If this field is not specified Cortana can also speak regular text (not with voice emphasis though)
But the audiosegment is encrypted so what can I do?
Please refer to Project Oxford (Speech API) if you want to understand more about the text to speech and audiosegment decoding, Cortana uses exactly the same API's.
Cortana.apk is not encrypted so it can be easly decompiled. (root required in order to make changes)
Cortana.apk comes with a node environment, more interestingly with a very raw API called "app_HalseyService"
Cortana fires up a node server at each shutdown of the app (yes, not at launch)
The app itself does some security measures on this folder and checks its integrity, so in order to change files you need to disable write permissions (with root browser or similar)
The node server only parses ssml and returns the proper audio, it doesn't seem to be able to make any callbacks to Cortana in order to change it's behavior.
/data/data/com.microsoft.cortana/app_HalseyService/data/HalseyService
By reading the javascript code we see that cortana uses express and middler to fire up a proxy and intercept some calls, the most interesting being "/cortanaTts"
At line 21 we see that it has a isDebugMode variable, changing it to 1 trows some interesting info to Logcat like device indentification, it also changes the server ip address to the device so we can make calls to it.
At the very last line we see "dssServer.listen(listeningPort, HTTP_LISTEN_ADDRESS);", viewing Logcat outputs we can see that node keeps changing the server port at each reboot, changing it to 9999 for example makes the node run always on the same port, much easier to debug.
The handler of the API..
Since I don't want to use middler or body-parser, I just changed the required fields to make it work.
In the next file cortanaTts.js we have a basic structure of the ssml format, changing the fields in api.js, line 68-70 makes it work:
var ssml = "<speak version=\"1.0\" xmlns=\"http://www.w3.org/2001/10/synthesis\" xmlns:mstts=\"http://www.w3.org/2001/mstts\" xmlns:emo=\"http://www.w3.org/2009/10/emotionml\" xml:lang=\"%s\">%s<emo:emotion><emo:category name=\"CALM\" value=\"1.0\"/>Hello</emo:emotion></voice></speak>";
var appLanguage = "en-US";
var outputFormat = "riff-16khz-16bit-mono-pcm";
Not much to do here, only adding a log so we can see the response output at the end of the function getWave "logger.log('cortanaHook: response', response.body);"
Use any tool, my favourite is Postman, make a POST request to http://ip-of-phone:9999/cortanaTts and see the output appear in Logcat
Note the output won't show in total at Logcat due to it's size.
Using a middleman should be pretty easy right?
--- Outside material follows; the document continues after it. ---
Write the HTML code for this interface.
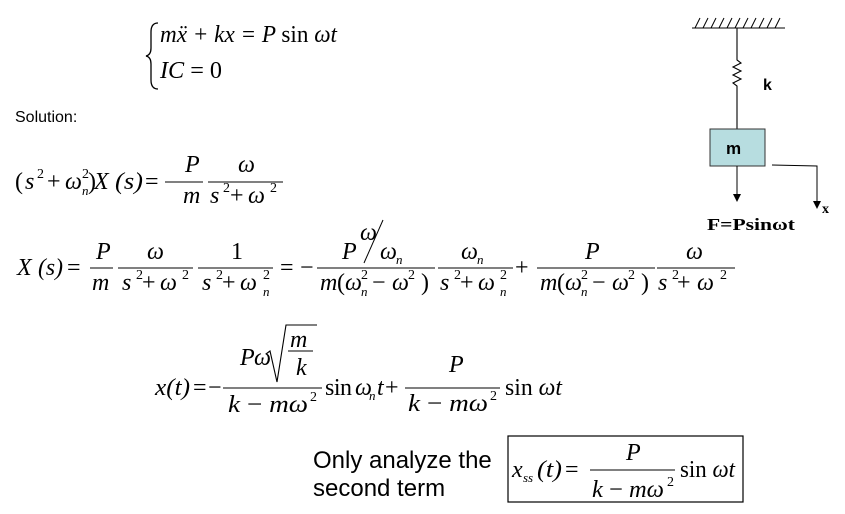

Well Cortana has it's tricks, even if they are simple...
If you try to use a proxy on the phone it detects it and doesn't let you go forward, showing "proxy servers are not allowed at this time".
We could dig in the smali code and disable the warning but since the phone is rooted the easiest way to go is to use any proxy tool that works at root level (ProxyDroid)
This combination and a root ssl certificate (charles proxy) enables us to see and hijack all the communications between the app and bing.
This is the main goal, be able to intercept what the client said and change Cortana's response accordingly
In the PoC code I use "findAndHookMethod" to intercept any "setText" calls that are being made to Cortana, this will give us the client text to speech
The next step is to hook "loadUrl" from "webView" in order to intercept the returned response.
Changing the url to something else fires another security measure that keeps refreshing the page if "bing.com..." or "about:blank" are not present.
Even though this can be disabled in smali, it's to painfull to keep trying changes, recompile, sign the apk and upload to the device.
For reference the security measure is implemented in com\microsoft\bing\dss\ae.java:line 28
if ((paramString != null) && (!paramString.equalsIgnoreCase("about:blank")))
{
localBingWebView.loadUrl(String.format("javascript:if(!document.body.innerHTML || document.body.innerHTML.indexOf('%s') > -1 || document.body.innerHTML == '%s'){window.CortanaApp.reportErrorContent(document.body.innerHTML);}", new Object[] { str1, str2 }));
localBingWebView.loadUrl("javascript:;setTimeout(function(){document.body.style.display = 'inline';setTimeout(function(){document.body.style.display = 'block';}, 200);}, 1000);");
}
Note: The code was decompiled from smali into java, the changes need to be done into smali, also Xposed Installer module is needed to update new apk's without a matching certificate.
By removing and installing the new APK you will have to setup/login again into bing and microsoft will send the APK signature to the servers, returning false if it doesn't match.
This signature can be hijacked using a middleman attack and changing the signature back to the original one, or it can be disabled in smali.
The solution is to inject javascript code into the url to suit our needs using the "evaluateJavascript" method.
So now we can intercept user text to speech and change the answer or even call an external function.
But by changing Cortana's answer from audiosegment to simple text we will loose one of Cortana's best features (IMO), voice emphasis.
This is lost because from my understanding the emphasis is done on microsoft side, when the user first sends TTS, MS replies with the audio bytes itself not text for Cortana to process.
The code provided is just a proof of concept, in future releases I expect to provide a more elegant way, calling scripts to handle everything.
Microsoft (Rob), please release an API for Android Cortana similar to the one in Windows/Phone and is there a chance for Linux to?
This repo is for educational purposes only